# EXERCISE:
Write out the listing below exactly, and omit any images you find in it.

# DATA EXTRACT:
»»

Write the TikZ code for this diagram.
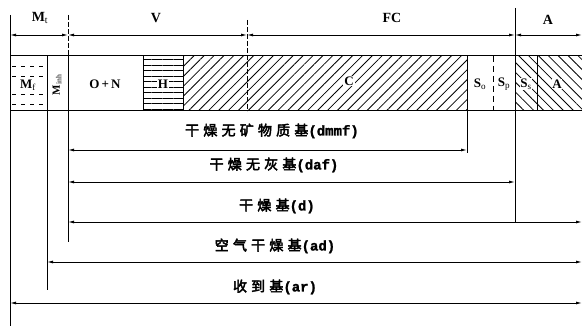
\documentclass[tikz,border=0pt]{standalone}
\usepackage{fontspec}
\setmainfont{Liberation Serif}
\newfontfamily\cjk{Noto Sans CJK SC}[FakeBold=3,LetterSpace=30]
\newfontfamily\monob{Liberation Mono}[FakeBold=1.5]
\usetikzlibrary{patterns.meta,arrows.meta}
\tikzset{
  dim/.style={line width=0.9pt,{Latex[length=6pt,width=3pt]}-{Latex[length=6pt,width=3pt]}},
  vline/.style={line width=1pt},
  dline/.style={line width=1pt,dash pattern=on 5pt off 2pt},
  toplab/.style={font=\bfseries\fontsize{14}{14}\selectfont,inner sep=1pt},
  barlab/.style={font=\bfseries\fontsize{13}{13}\selectfont,inner sep=1pt},
  baselab/.style={font=\fontsize{14}{14}\selectfont,inner sep=1pt},
}
\begin{document}
\begin{tikzpicture}[x=1pt,y=-1pt]
\useasboundingbox[fill=white] (0,0) rectangle (582,329);
% coordinates
\coordinate (L0) at (10,15);  \coordinate (L1) at (10,326);
\coordinate (a0) at (47,56);  \coordinate (a1) at (47,290);
\coordinate (b0) at (68,15);  \coordinate (b1) at (68,56); \coordinate (b2) at (68,242);
\coordinate (c0) at (143,56); \coordinate (c1) at (143,111);
\coordinate (h0) at (183,56); \coordinate (h1) at (183,111);
\coordinate (f0) at (247,20); \coordinate (f1) at (247,111);
\coordinate (s0) at (467,56); \coordinate (s1) at (467,153);
\coordinate (p0) at (493,56); \coordinate (p1) at (493,111);
\coordinate (r0) at (515,8);  \coordinate (r1) at (515,222);
\coordinate (q0) at (537,56); \coordinate (q1) at (537,111);
\coordinate (TL) at (10,56); \coordinate (TR) at (582,56);
\coordinate (BL) at (10,111); \coordinate (BR) at (582,111);
% fills
\fill[pattern={Lines[angle=45,distance=7pt,line width=0.8pt]}] (h0) rectangle (467,111);
\fill[pattern={Lines[angle=0,distance=5.5pt,line width=0.8pt]}] (c0) rectangle (h1);
\fill[pattern={Lines[angle=-45,distance=7pt,line width=0.8pt]}] (515,56) rectangle (BR);
% M_f dashes
\foreach \yy in {66,76,94,104}{
  \draw[line width=0.8pt,dash pattern=on 4pt off 5pt] (12,\yy) -- (46,\yy);}
% bar
\draw[vline] (TL) -- (TR);
\draw[vline] (BL) -- (BR);
\draw[vline] (L0) -- (L1);
\draw[vline] (a0) -- (a1);
\draw[dline] (b0) -- (b1);
\draw[vline] (b1) -- (b2);
\draw[vline] (c0) -- (c1);
\draw[line width=0.7pt] (h0) -- (h1);
\draw[dline] (f0) -- (f1);
\draw[vline] (s0) -- (s1);
\draw[line width=0.7pt,dash pattern=on 6pt off 4pt] (p0) -- (p1);
\draw[vline] (r0) -- (r1);
\draw[line width=0.7pt] (q0) -- (q1);
% top dimension
\coordinate (t0) at (10,35); \coordinate (t1) at (68,35);
\coordinate (t2) at (247,35); \coordinate (t3) at (515,35); \coordinate (t4) at (582,35);
\draw[dim] (t0) -- (t1);
\draw[dim] (t1) -- (t2);
\draw[dim] (t2) -- (t3);
\draw[dim] (t3) -- (t4);
\node[toplab] (Mt) at (40,18) {M$_\mathrm{t}$};
\node[toplab] (V) at (156,18) {V};
\node[toplab] (FC) at (392,18) {FC};
\node[toplab] (At) at (548,20) {A};
% bar labels
\node[barlab,fill=white,inner sep=0.5pt] (Mf) at (28,85) {M$_\mathrm{f}$};
\node[barlab,rotate=90,font=\bfseries\fontsize{11}{11}\selectfont] (Mi) at (57,85) {M$_\mathrm{inh}$};
\node[barlab] (ON) at (105,84) {O\,+\,N};
\node[barlab,fill=white,inner sep=1pt] (H) at (163,84) {H};
\node[barlab,fill=white,inner sep=1pt] (C) at (349,81) {C};
\node[barlab] (So) at (480,84) {S$_\mathrm{o}$};
\node[barlab] (Sp) at (504,84) {S$_\mathrm{p}$};
\node[barlab,fill=white,inner sep=0.5pt] (Ss) at (526,84) {S$_\mathrm{s}$};
\node[barlab,fill=white,inner sep=0.5pt] (Ab) at (557,84) {A};
% base dimensions
\coordinate (dm0) at (68,150); \coordinate (dm1) at (467,150);
\coordinate (da0) at (68,182); \coordinate (da1) at (515,182);
\coordinate (d0) at (68,222);  \coordinate (d1) at (582,222);
\coordinate (ad0) at (47,262); \coordinate (ad1) at (582,262);
\coordinate (ar0) at (10,303); \coordinate (ar1) at (582,303);
\draw[dim] (dm0) -- (dm1);
\draw[dim] (da0) -- (da1);
\draw[dim] (d0) -- (d1);
\draw[dim] (ad0) -- (ad1);
\draw[dim] (ar0) -- (ar1);
\node[baselab] (ldm) at (272,131) {\cjk 干燥无矿物质基\monob\bfseries(dmmf)};
\node[baselab] (lda) at (274,165) {\cjk 干燥无灰基\monob\bfseries(daf)};
\node[baselab] (ld) at (277,206) {\cjk 干燥基\monob\bfseries(d)};
\node[baselab] (lad) at (275,246) {\cjk 空气干燥基\monob\bfseries(ad)};
\node[baselab] (lar) at (275,287) {\cjk 收到基\monob\bfseries(ar)};
\end{tikzpicture}
\end{document}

««

# RESULT FOR THIS TASK:
Write the TikZ code for this diagram.
\documentclass[tikz,border=0pt]{standalone}
\usepackage{fontspec}
\setmainfont{Liberation Serif}
\newfontfamily\cjk{Noto Sans CJK SC}[FakeBold=3,LetterSpace=30]
\newfontfamily\monob{Liberation Mono}[FakeBold=1.5]
\usetikzlibrary{patterns.meta,arrows.meta}
\tikzset{
  dim/.style={line width=0.9pt,{Latex[length=6pt,width=3pt]}-{Latex[length=6pt,width=3pt]}},
  vline/.style={line width=1pt},
  dline/.style={line width=1pt,dash pattern=on 5pt off 2pt},
  toplab/.style={font=\bfseries\fontsize{14}{14}\selectfont,inner sep=1pt},
  barlab/.style={font=\bfseries\fontsize{13}{13}\selectfont,inner sep=1pt},
  baselab/.style={font=\fontsize{14}{14}\selectfont,inner sep=1pt},
}
\begin{document}
\begin{tikzpicture}[x=1pt,y=-1pt]
\useasboundingbox[fill=white] (0,0) rectangle (582,329);
% coordinates
\coordinate (L0) at (10,15);  \coordinate (L1) at (10,326);
\coordinate (a0) at (47,56);  \coordinate (a1) at (47,290);
\coordinate (b0) at (68,15);  \coordinate (b1) at (68,56); \coordinate (b2) at (68,242);
\coordinate (c0) at (143,56); \coordinate (c1) at (143,111);
\coordinate (h0) at (183,56); \coordinate (h1) at (183,111);
\coordinate (f0) at (247,20); \coordinate (f1) at (247,111);
\coordinate (s0) at (467,56); \coordinate (s1) at (467,153);
\coordinate (p0) at (493,56); \coordinate (p1) at (493,111);
\coordinate (r0) at (515,8);  \coordinate (r1) at (515,222);
\coordinate (q0) at (537,56); \coordinate (q1) at (537,111);
\coordinate (TL) at (10,56); \coordinate (TR) at (582,56);
\coordinate (BL) at (10,111); \coordinate (BR) at (582,111);
% fills
\fill[pattern={Lines[angle=45,distance=7pt,line width=0.8pt]}] (h0) rectangle (467,111);
\fill[pattern={Lines[angle=0,distance=5.5pt,line width=0.8pt]}] (c0) rectangle (h1);
\fill[pattern={Lines[angle=-45,distance=7pt,line width=0.8pt]}] (515,56) rectangle (BR);
% M_f dashes
\foreach \yy in {66,76,94,104}{
  \draw[line width=0.8pt,dash pattern=on 4pt off 5pt] (12,\yy) -- (46,\yy);}
% bar
\draw[vline] (TL) -- (TR);
\draw[vline] (BL) -- (BR);
\draw[vline] (L0) -- (L1);
\draw[vline] (a0) -- (a1);
\draw[dline] (b0) -- (b1);
\draw[vline] (b1) -- (b2);
\draw[vline] (c0) -- (c1);
\draw[line width=0.7pt] (h0) -- (h1);
\draw[dline] (f0) -- (f1);
\draw[vline] (s0) -- (s1);
\draw[line width=0.7pt,dash pattern=on 6pt off 4pt] (p0) -- (p1);
\draw[vline] (r0) -- (r1);
\draw[line width=0.7pt] (q0) -- (q1);
% top dimension
\coordinate (t0) at (10,35); \coordinate (t1) at (68,35);
\coordinate (t2) at (247,35); \coordinate (t3) at (515,35); \coordinate (t4) at (582,35);
\draw[dim] (t0) -- (t1);
\draw[dim] (t1) -- (t2);
\draw[dim] (t2) -- (t3);
\draw[dim] (t3) -- (t4);
\node[toplab] (Mt) at (40,18) {M$_\mathrm{t}$};
\node[toplab] (V) at (156,18) {V};
\node[toplab] (FC) at (392,18) {FC};
\node[toplab] (At) at (548,20) {A};
% bar labels
\node[barlab,fill=white,inner sep=0.5pt] (Mf) at (28,85) {M$_\mathrm{f}$};
\node[barlab,rotate=90,font=\bfseries\fontsize{11}{11}\selectfont] (Mi) at (57,85) {M$_\mathrm{inh}$};
\node[barlab] (ON) at (105,84) {O\,+\,N};
\node[barlab,fill=white,inner sep=1pt] (H) at (163,84) {H};
\node[barlab,fill=white,inner sep=1pt] (C) at (349,81) {C};
\node[barlab] (So) at (480,84) {S$_\mathrm{o}$};
\node[barlab] (Sp) at (504,84) {S$_\mathrm{p}$};
\node[barlab,fill=white,inner sep=0.5pt] (Ss) at (526,84) {S$_\mathrm{s}$};
\node[barlab,fill=white,inner sep=0.5pt] (Ab) at (557,84) {A};
% base dimensions
\coordinate (dm0) at (68,150); \coordinate (dm1) at (467,150);
\coordinate (da0) at (68,182); \coordinate (da1) at (515,182);
\coordinate (d0) at (68,222);  \coordinate (d1) at (582,222);
\coordinate (ad0) at (47,262); \coordinate (ad1) at (582,262);
\coordinate (ar0) at (10,303); \coordinate (ar1) at (582,303);
\draw[dim] (dm0) -- (dm1);
\draw[dim] (da0) -- (da1);
\draw[dim] (d0) -- (d1);
\draw[dim] (ad0) -- (ad1);
\draw[dim] (ar0) -- (ar1);
\node[baselab] (ldm) at (272,131) {\cjk 干燥无矿物质基\monob\bfseries(dmmf)};
\node[baselab] (lda) at (274,165) {\cjk 干燥无灰基\monob\bfseries(daf)};
\node[baselab] (ld) at (277,206) {\cjk 干燥基\monob\bfseries(d)};
\node[baselab] (lad) at (275,246) {\cjk 空气干燥基\monob\bfseries(ad)};
\node[baselab] (lar) at (275,287) {\cjk 收到基\monob\bfseries(ar)};
\end{tikzpicture}
\end{document}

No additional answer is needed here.